A team of researchers has introduced a novel neuro-symbolic framework called Abduction-Based Procedural Refinement (ABPR) that significantly improves how large language models (LLMs) debug and repair code. The method addresses a key weakness: LLMs often rely on "plausible reasoning" for fixes, which can fail on complex tasks. ABPR instead integrates an LLM with a meta-interpreter grounded in Udi Shapiro's Algorithmic Program Debugging (APD) theory. This system materializes a program's execution into compact, declarative, tree-structured traces, creating a formal foundation for stepwise procedural refinement.
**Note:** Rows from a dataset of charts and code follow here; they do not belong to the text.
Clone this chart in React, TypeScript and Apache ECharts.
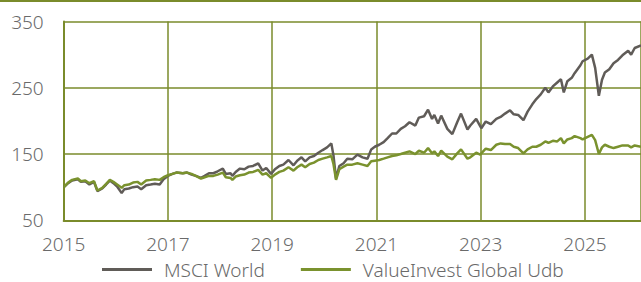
import React, { useEffect, useRef } from "react";
import * as echarts from "echarts";

const dates = [
  "2015-01-02","2015-02-01","2015-03-01","2015-04-10","2015-05-01","2015-06-01","2015-06-30","2015-08-01","2015-08-25","2015-09-28","2015-10-25","2015-11-20","2015-12-15",
  "2016-01-10","2016-02-11","2016-03-01","2016-04-01","2016-05-01","2016-06-01","2016-06-27","2016-08-01","2016-09-01","2016-10-01","2016-11-04","2016-12-01",
  "2017-01-01","2017-02-01","2017-03-01","2017-04-15","2017-05-15","2017-06-15","2017-07-15","2017-08-20","2017-09-15","2017-10-15","2017-11-15","2017-12-15",
  "2018-01-20","2018-02-10","2018-03-15","2018-03-28","2018-04-20","2018-05-20","2018-06-20","2018-07-20","2018-08-20","2018-09-25","2018-10-25","2018-11-20","2018-12-24",
  "2019-01-20","2019-02-20","2019-03-20","2019-04-25","2019-05-30","2019-06-25","2019-07-25","2019-08-20","2019-09-20","2019-10-20","2019-11-20","2019-12-20",
  "2020-01-20","2020-02-19","2020-03-05","2020-03-23","2020-04-15","2020-05-15","2020-06-10","2020-07-15","2020-08-20","2020-09-25","2020-10-30","2020-11-25","2020-12-20",
  "2021-01-20","2021-02-20","2021-03-20","2021-04-20","2021-05-20","2021-06-20","2021-07-20","2021-08-20","2021-09-30","2021-10-25","2021-11-30","2021-12-28",
  "2022-01-25","2022-02-10","2022-03-08","2022-03-30","2022-05-12","2022-06-16","2022-07-20","2022-08-16","2022-09-30","2022-10-20","2022-11-30","2022-12-28",
  "2023-01-05","2023-02-05","2023-03-13","2023-04-20","2023-05-20","2023-06-20","2023-07-25","2023-08-20","2023-09-20","2023-10-27","2023-11-25","2023-12-28",
  "2024-01-25","2024-02-25","2024-03-28","2024-04-19","2024-05-20","2024-06-20","2024-07-16","2024-08-05","2024-08-30","2024-09-30","2024-10-20","2024-11-30","2024-12-15",
  "2025-01-20","2025-02-18","2025-03-13","2025-04-08","2025-04-30","2025-05-20","2025-06-20","2025-07-20","2025-08-20","2025-09-20","2025-10-30","2025-11-20","2025-12-15",
  "2026-01-28",
];

const msciWorld = [
  100,106,110,112,108,109,104,108,94,98,104,110,106,
  101,91,97,98,100,101,97,103,104,105,104,112,
  117,120,122,121,122,119,117,114,117,121,121,124,
  128,120,121,117,123,128,127,131,132,136,125,129,120,
  127,132,134,141,133,140,145,139,145,147,152,156,
  160,166,148,113,132,136,143,142,149,145,143,157,161,
  164,168,174,181,181,188,192,198,193,205,207,217,
  203,209,196,208,188,180,198,211,187,193,203,192,
  189,199,195,203,206,211,216,210,209,201,214,225,
  233,240,250,243,252,258,263,243,260,265,272,284,290,
  294,300,280,238,262,273,278,287,292,299,306,300,310,
  314,
];

const valueInvest = [
  100,107,111,113,109,110,106,109,95,99,105,111,108,
  104,99,103,104,107,108,104,110,111,112,111,115,
  118,120,122,121,122,120,117,113,115,117,117,119,
  122,115,114,111,116,118,119,122,123,126,119,121,114,
  119,123,125,130,125,130,134,130,135,137,141,143,
  145,147,135,111,127,131,134,134,136,134,132,139,140,
  141,143,145,147,148,150,152,154,150,155,152,159,
  151,154,147,155,146,142,151,157,143,145,152,149,
  151,158,156,164,166,165,165,161,159,151,157,161,
  161,164,169,167,170,169,174,166,172,174,177,174,172,
  176,179,171,150,160,164,161,159,161,163,163,160,163,
  161,
];

const seriesNames = ["MSCI World", "ValueInvest Global Udb"];
const yTicks = { min: 50, max: 350, interval: 100 };

function toYear(s: string): number {
  const [y, m, d] = s.split("-").map(Number);
  const t = Date.UTC(y, m - 1, d);
  const a = Date.UTC(y, 0, 1);
  const b = Date.UTC(y + 1, 0, 1);
  return y + (t - a) / (b - a);
}

const OLIVE = "#7A8B2B";
const GRAY_TEXT = "#6A6A6A";
const FONT = "Noto Sans";

export default function App() {
  const ref = useRef<HTMLDivElement>(null);
  useEffect(() => {
    document.body.style.margin = "0";
    if (!ref.current) return;
    const chart = echarts.init(ref.current, undefined, { renderer: "svg" });
    const xs = dates.map(toYear);
    chart.setOption({
      animation: false,
      textStyle: { fontFamily: FONT },
      graphic: [
        { type: "rect", left: 0, top: 0, shape: { width: 641, height: 2 }, style: { fill: OLIVE } },
      ],
      grid: { left: 63.7, right: 0, top: 21.5, bottom: 61.7 },
      legend: {
        left: 102,
        top: 260,
        padding: 0,
        itemWidth: 50,
        itemHeight: 3,
        itemGap: 36,
        icon: "rect",
        textStyle: {
          fontSize: 19,
          lineHeight: 18,
          fontWeight: 300,
          color: GRAY_TEXT,
          fontFamily: FONT,
          padding: [0, 0, 0, 7],
        },
        data: seriesNames,
      },
      xAxis: {
        type: "value",
        min: 2015,
        max: 2026.074,
        interval: 2,
        axisLine: { show: true, lineStyle: { color: OLIVE, width: 2 } },
        axisTick: { show: false },
        splitLine: { show: true, lineStyle: { color: OLIVE, width: 1.5 } },
        axisLabel: {
          showMaxLabel: false,
          margin: 15,
          fontSize: 19,
          lineHeight: 18,
          fontWeight: 300,
          color: GRAY_TEXT,
          fontFamily: FONT,
          formatter: (v: number) => String(Math.round(v)),
        },
      },
      yAxis: {
        type: "value",
        min: yTicks.min,
        max: yTicks.max,
        interval: yTicks.interval,
        axisLine: { show: true, lineStyle: { color: OLIVE, width: 2 } },
        axisTick: { show: false },
        splitLine: { show: true, lineStyle: { color: OLIVE, width: 1.5 } },
        axisLabel: { margin: 20, fontSize: 19, fontWeight: 300, color: GRAY_TEXT, fontFamily: FONT },
      },
      series: [
        {
          name: seriesNames[0],
          type: "line",
          showSymbol: false,
          color: "#605C58",
          lineStyle: { width: 2.5, color: "#605C58" },
          data: xs.map((x, i) => [x, msciWorld[i]]),
        },
        {
          name: seriesNames[1],
          type: "line",
          showSymbol: false,
          color: "#7A922E",
          lineStyle: { width: 2.5, color: "#7A922E" },
          data: xs.map((x, i) => [x, valueInvest[i]]),
        },
      ],
    });
    return () => chart.dispose();
  }, []);
  return <div ref={ref} style={{ width: 641, height: 282 }} />;
}
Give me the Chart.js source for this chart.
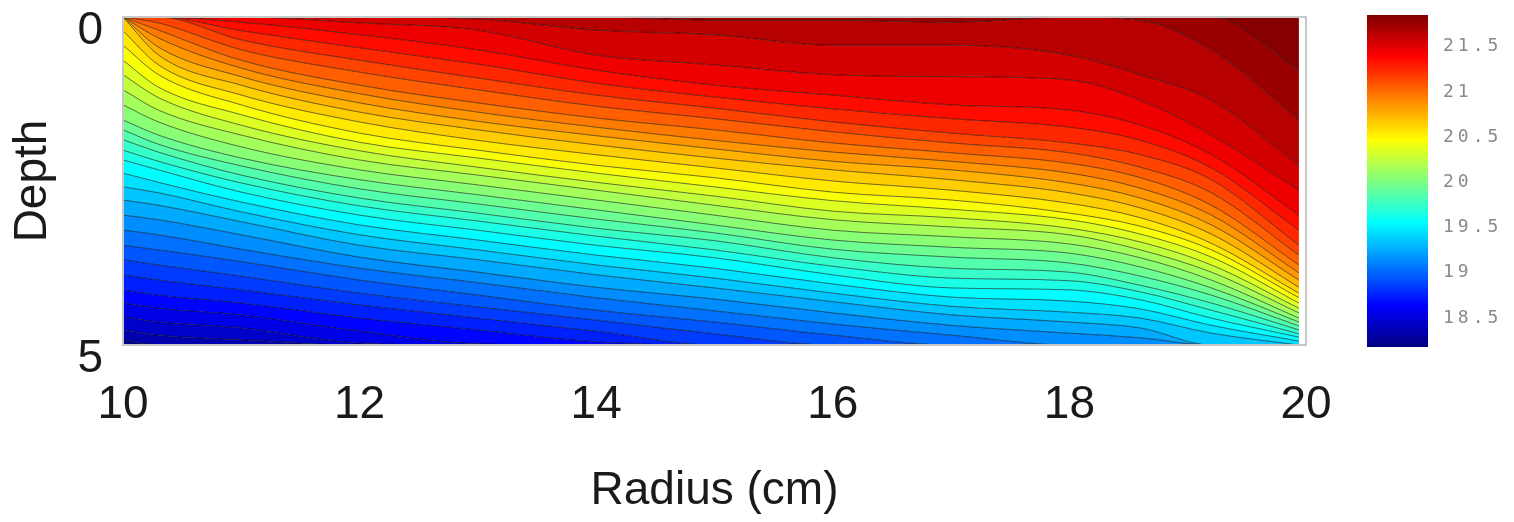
<!DOCTYPE html>
<html>
<head>
<meta charset="utf-8">
<script src="https://cdn.jsdelivr.net/npm/chart.js@4.4.1/dist/chart.umd.min.js"></script>
<style>
  html, body { margin: 0; padding: 0; background: #fff; }
  #wrap { position: relative; width: 1514px; height: 522px; }
  #main { position: absolute; left: 0; top: 0; }
  #cbar { position: absolute; left: 1340px; top: 0; }
</style>
</head>
<body>
<div id="wrap">
  <canvas id="main" width="1514" height="522"></canvas>
  <canvas id="cbar" width="174" height="360"></canvas>
</div>
<script>
// radius positions (cm) where the isotherm depths were read
var RADIUS = [10, 10.3, 11, 12, 13, 14, 15, 16, 17, 18, 18.6, 19.2, 19.94];

// contour levels (temperature), one line each
var LEVELS = [18.3, 18.4, 18.5, 18.6, 18.7, 18.8, 18.9, 19.0, 19.1, 19.2, 19.3, 19.4,
              19.5, 19.6, 19.7, 19.8, 19.9, 20.0, 20.1, 20.2, 20.3, 20.4, 20.5, 20.6,
              20.7, 20.8, 20.9, 21.0, 21.1, 21.2, 21.3, 21.4, 21.5, 21.6, 21.7, 21.8];

// depth of each isotherm at the RADIUS positions (0 = top, 5 = bottom)
var d183 = [4.92, 5, 5, 5, 5, 5, 5, 5, 5, 5, 5, 5, 5];
var d184 = [4.77, 4.85, 4.92, 5, 5, 5, 5, 5, 5, 5, 5, 5, 5];
var d185 = [4.57, 4.65, 4.74, 4.97, 5, 5, 5, 5, 5, 5, 5, 5, 5];
var d186 = [4.36, 4.44, 4.54, 4.79, 4.98, 5, 5, 5, 5, 5, 5, 5, 5];
var d187 = [4.16, 4.24, 4.36, 4.59, 4.77, 4.95, 5, 5, 5, 5, 5, 5, 5];
var d188 = [3.93, 4.01, 4.16, 4.39, 4.59, 4.79, 5, 5, 5, 5, 5, 5, 5];
var d189 = [3.70, 3.78, 3.95, 4.21, 4.42, 4.62, 4.83, 5, 5, 5, 5, 5, 5];
var d190 = [3.48, 3.55, 3.73, 4.01, 4.24, 4.47, 4.65, 4.85, 5, 5, 5, 5, 5];
var d191 = [3.25, 3.32, 3.54, 3.83, 4.05, 4.28, 4.48, 4.68, 4.85, 5, 5, 5, 5];
var d192 = [3.02, 3.09, 3.32, 3.66, 3.89, 4.12, 4.30, 4.51, 4.70, 4.82, 4.89, 5, 5];
var d193 = [2.79, 2.87, 3.12, 3.48, 3.70, 3.93, 4.13, 4.34, 4.54, 4.65, 4.74, 5, 5];
var d194 = [2.59, 2.68, 2.97, 3.32, 3.55, 3.78, 3.98, 4.21, 4.41, 4.50, 4.59, 4.82, 5];
var d195 = [2.38, 2.52, 2.82, 3.17, 3.40, 3.63, 3.83, 4.07, 4.27, 4.33, 4.45, 4.70, 4.94];
var d196 = [2.18, 2.33, 2.67, 3.02, 3.25, 3.48, 3.67, 3.93, 4.13, 4.16, 4.31, 4.59, 4.88];
var d197 = [2.03, 2.20, 2.53, 2.88, 3.11, 3.34, 3.55, 3.80, 3.98, 4.02, 4.19, 4.47, 4.83];
var d198 = [1.87, 2.06, 2.41, 2.76, 2.99, 3.22, 3.41, 3.67, 3.83, 3.89, 4.09, 4.36, 4.77];
var d199 = [1.72, 1.94, 2.27, 2.62, 2.85, 3.08, 3.29, 3.54, 3.66, 3.75, 3.95, 4.24, 4.71];
var d200 = [1.57, 1.80, 2.15, 2.48, 2.71, 2.94, 3.17, 3.40, 3.51, 3.60, 3.81, 4.13, 4.65];
var d201 = [1.34, 1.60, 1.98, 2.33, 2.56, 2.79, 3.02, 3.25, 3.35, 3.46, 3.67, 4.01, 4.59];
var d202 = [1.11, 1.42, 1.80, 2.18, 2.41, 2.64, 2.87, 3.09, 3.20, 3.32, 3.55, 3.89, 4.51];
var d203 = [0.88, 1.23, 1.65, 2.04, 2.29, 2.52, 2.73, 2.96, 3.06, 3.22, 3.43, 3.78, 4.44];
var d204 = [0.66, 1.07, 1.49, 1.91, 2.15, 2.38, 2.59, 2.80, 2.93, 3.09, 3.31, 3.66, 4.36];
var d205 = [0.43, 0.88, 1.34, 1.77, 2.03, 2.26, 2.45, 2.67, 2.79, 2.99, 3.19, 3.55, 4.28];
var d206 = [0.21, 0.73, 1.19, 1.60, 1.88, 2.10, 2.30, 2.50, 2.64, 2.84, 3.06, 3.45, 4.21];
var d207 = [0, 0.58, 1.04, 1.45, 1.72, 1.95, 2.15, 2.33, 2.48, 2.68, 2.91, 3.31, 4.12];
var d208 = [0, 0.46, 0.91, 1.31, 1.59, 1.81, 2.01, 2.20, 2.33, 2.53, 2.76, 3.17, 4.01];
var d209 = [0, 0.32, 0.78, 1.17, 1.45, 1.68, 1.88, 2.06, 2.20, 2.38, 2.61, 3.02, 3.90];
var d210 = [0, 0.20, 0.66, 1.04, 1.31, 1.54, 1.72, 1.92, 2.07, 2.23, 2.45, 2.87, 3.78];
var d211 = [0, 0.09, 0.50, 0.84, 1.11, 1.36, 1.55, 1.75, 1.92, 2.07, 2.29, 2.68, 3.63];
var d212 = [0, 0, 0.35, 0.66, 0.93, 1.19, 1.39, 1.60, 1.77, 1.92, 2.10, 2.48, 3.48];
var d213 = [0, 0, 0.21, 0.47, 0.72, 1.01, 1.22, 1.40, 1.55, 1.68, 1.88, 2.30, 3.25];
var d214 = [0, 0, 0.08, 0.27, 0.50, 0.81, 1.04, 1.19, 1.34, 1.42, 1.65, 2.10, 3.02];
var d215 = [0, 0, 0, 0.09, 0.20, 0.58, 0.73, 0.88, 0.91, 0.96, 1.27, 1.80, 2.64];
var d216 = [0, 0, 0, 0, 0.03, 0.20, 0.27, 0.43, 0.43, 0.58, 0.88, 1.27, 2.26];
var d217 = [0, 0, 0, 0, 0, 0, 0.05, 0.05, 0.08, 0, 0.05, 0.50, 1.57];
var d218 = [0, 0, 0, 0, 0, 0, 0, 0, 0, 0, 0, 0, 0.81];

var ISOTHERMS = [d183, d184, d185, d186, d187, d188, d189, d190, d191, d192, d193, d194,
                 d195, d196, d197, d198, d199, d200, d201, d202, d203, d204, d205, d206,
                 d207, d208, d209, d210, d211, d212, d213, d214, d215, d216, d217, d218];

var X_TICKS = [10, 12, 14, 16, 18, 20];
var Y_TICKS = [0, 5];
var CBAR_TICKS = [18.5, 19, 19.5, 20, 20.5, 21, 21.5];
var CBAR_MIN = 18.18, CBAR_MAX = 21.85;

var FONT = '"Liberation Sans", Arial, sans-serif';
var INK = '#1a1a1a';

function jet(t) {
	var f = (t - CBAR_MIN) / (CBAR_MAX - CBAR_MIN);
	var c = function(v) { return Math.round(255 * Math.max(0, Math.min(1, v))); };
	return 'rgb(' + c(1.5 - Math.abs(4 * f - 3)) + ',' + c(1.5 - Math.abs(4 * f - 2)) + ',' + c(1.5 - Math.abs(4 * f - 1)) + ')';
}

// no extra room for half tick labels: the chart area is placed by hand
function noPad(s) {
	s.paddingTop = 0;
	s.paddingBottom = 0;
}

var datasets = LEVELS.map(function(lev, k) {
	var below = k === 0 ? CBAR_MIN : LEVELS[k - 1];
	return {
		label: String(lev),
		data: RADIUS.map(function(r, i) { return { x: r, y: ISOTHERMS[k][i] }; }),
		borderColor: 'rgba(0,0,0,0.55)',
		borderWidth: 1,
		backgroundColor: jet((below + lev) / 2),
		fill: k === 0 ? { value: 5 } : '-1',
		// lines lying on the top/bottom edge get cut away
		clip: { left: 0, top: -1, right: 0, bottom: -1 }
	};
});
// band above the warmest isotherm
datasets.push({
	label: 'top',
	data: RADIUS.map(function(r) { return { x: r, y: 0 }; }),
	borderWidth: 0,
	borderColor: 'rgba(0,0,0,0)',
	backgroundColor: jet((LEVELS[LEVELS.length - 1] + CBAR_MAX) / 2),
	fill: '-1',
	clip: 0
});

var frame = {
	id: 'frame',
	afterDraw: function(c) {
		var a = c.chartArea, ctx = c.ctx;
		ctx.save();
		ctx.strokeStyle = '#c8c8c8';
		ctx.lineWidth = 2;
		ctx.strokeRect(a.left, a.top, a.right - a.left, a.bottom - a.top);
		ctx.restore();
	}
};

new Chart(document.getElementById('main'), {
	type: 'line',
	data: { datasets: datasets },
	options: {
		responsive: false,
		animation: false,
		devicePixelRatio: 1,
		layout: { padding: { top: 17, right: 208, left: 0, bottom: 0 } },
		plugins: { legend: { display: false }, tooltip: { enabled: false } },
		elements: {
			point: { radius: 0 },
			line: { cubicInterpolationMode: 'monotone' }
		},
		scales: {
			x: {
				type: 'linear', min: 10, max: 20,
				afterBuildTicks: function(s) { s.ticks = X_TICKS.map(function(v) { return { value: v }; }); },
				afterFit: function(s) { s.height = 177; },
				grid: { display: false, drawTicks: false },
				border: { display: false },
				ticks: { padding: 33, color: INK, font: { family: FONT, size: 46 } },
				title: { display: true, text: 'Radius (cm)', color: INK, font: { family: FONT, size: 46 }, padding: { top: 0, bottom: 3 } }
			},
			y: {
				type: 'linear', min: 0, max: 5, reverse: true,
				afterBuildTicks: function(s) { s.ticks = Y_TICKS.map(function(v) { return { value: v }; }); },
				afterFit: function(s) { s.width = 123; noPad(s); },
				grid: { display: false, drawTicks: false },
				border: { display: false },
				ticks: { padding: 20, labelOffset: 14, color: INK, font: { family: FONT, size: 46 } },
				title: { display: true, text: 'Depth', color: INK, font: { family: FONT, size: 46 }, padding: { top: 6, bottom: 0 } }
			}
		}
	},
	plugins: [frame]
});

// colour bar
var JET_STOPS = [[0, 'rgb(0,0,128)'], [0.125, 'rgb(0,0,255)'], [0.375, 'rgb(0,255,255)'],
                 [0.625, 'rgb(255,255,0)'], [0.875, 'rgb(255,0,0)'], [1, 'rgb(128,0,0)']];

new Chart(document.getElementById('cbar'), {
	type: 'bar',
	data: {
		labels: [''],
		datasets: [{
			data: [[CBAR_MIN, CBAR_MAX]],
			backgroundColor: function(ctx) {
				var area = ctx.chart.chartArea;
				if (!area) return 'rgba(0,0,0,0)';
				var g = ctx.chart.ctx.createLinearGradient(0, area.bottom, 0, area.top);
				JET_STOPS.forEach(function(s) { g.addColorStop(s[0], s[1]); });
				return g;
			},
			borderWidth: 0,
			barPercentage: 1,
			categoryPercentage: 1
		}]
	},
	options: {
		responsive: false,
		animation: false,
		devicePixelRatio: 1,
		layout: { padding: { left: 27, top: 15, bottom: 13, right: 0 } },
		plugins: { legend: { display: false }, tooltip: { enabled: false } },
		scales: {
			x: { display: false },
			y: {
				position: 'right', min: CBAR_MIN, max: CBAR_MAX,
				afterBuildTicks: function(s) { s.ticks = CBAR_TICKS.map(function(v) { return { value: v }; }); },
				afterFit: function(s) { s.width = 86; noPad(s); },
				grid: { display: false, drawTicks: false },
				border: { display: false },
				ticks: {
					padding: 15, color: '#8a8a8a',
					font: { family: '"DejaVu Sans Mono", monospace', size: 18 },
					callback: function(v) { return String(v); }
				}
			}
		}
	},
	plugins: [{ id: 'spacing', beforeDraw: function(c) { c.ctx.letterSpacing = '4px'; } }]
});
</script>
</body>
</html>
The researchers evaluated ABPR on the demanding ARC-AGI-2 benchmark, which tests strong abstraction and algorithmic reasoning. They used Prolog as the target language due to its declarative semantics, which are well-suited to APD. Remarkably, when paired with Google's Gemini-3-Flash model, ABPR achieved a Pass@2 score of 56.67%. This performance is notable because contemporary LLMs typically underperform in Prolog, highlighting the method's ability to overcome model limitations through structured reasoning.
This work represents a meaningful shift towards integrating classical formal methods with modern neural models. The resulting system is more auditable and reliable than conversation-based code repair, as the debugging process becomes an explicit, traceable procedure. It demonstrates that coupling LLMs with symbolic reasoning engines can unlock new capabilities in complex program synthesis, moving beyond the black-box nature of pure LLM approaches.
- ABPR combines an LLM (Gemini-3-Flash) with a formal algorithmic debugger based on Udi Shapiro's APD theory.
- The system achieved a 56.67% Pass@2 score on the challenging ARC-AGI-2 benchmark using Prolog.
- It creates auditable, tree-structured execution traces for stepwise repair, moving beyond LLM "plausible reasoning."
Why It Matters
This hybrid approach makes AI code generation more reliable and auditable for complex, real-world software engineering tasks.